Challenges and Trade-offs
- Volume and cost: High-frequency logs can inflate storage and ingestion costs. Sampling and log levels help manage this.
- Noise: Excessive or low-value logs make it harder to spot important events—use log levels and suppression rules.
- Latency vs. durability: Real-time streaming prioritizes low latency; ensure buffering to avoid data loss during outages.
- Privacy and security: Ensure logs are transmitted and stored securely; control access with RBAC and audit trails.
- Parsing complexity: Heterogeneous log formats require flexible parsers and robust failure handling.
Example: Live Log Viewer Workflow
- Deploy Filebeat on application hosts to tail files and forward to Kafka.
- Use Logstash to parse JSON logs, add metadata (host, service, environment), and write to Loki.
- Configure Grafana to connect to Loki and open a Live Tail panel that uses WebSockets for streaming.
- On-call engineers open the Live Tail, apply filters for service and severity, and watch for errors during a rollout.
- If an error appears, they expand context lines, copy the trace ID, and search across services for related entries.
Future Trends
- Greater use of structured, typed logs and standardized schemas (e.g., OpenTelemetry logs).
- More client-side processing (e.g., browser-based filters, AI-assisted summarization) to reduce backend load.
- Integration with AIOps for automated anomaly detection and suggested remediation steps.
- Edge logging solutions that preprocess data before shipping to central systems to reduce bandwidth.
- Privacy-preserving logging techniques like automatic redaction and differential privacy for sensitive data.
Conclusion
A Live Log Viewer transforms raw log streams into immediate, actionable insight.

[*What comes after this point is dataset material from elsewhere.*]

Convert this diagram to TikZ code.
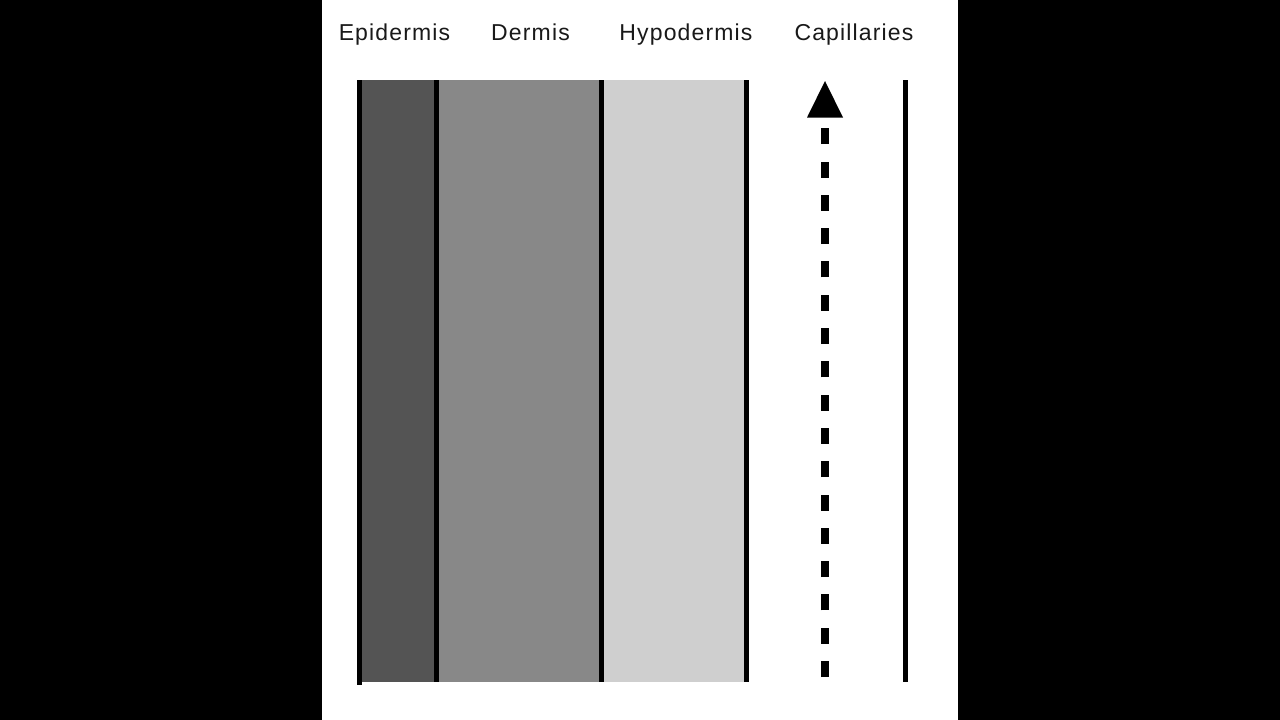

By combining low-latency streaming, structured logs, powerful filters, and integrations with observability and alerting tools, teams can detect and fix issues faster, improve operational awareness, and make deployments safer. Choosing the right implementation involves balancing cost, performance, and security while adopting best practices like structured logging and correlation IDs to maximize the value of live log viewing.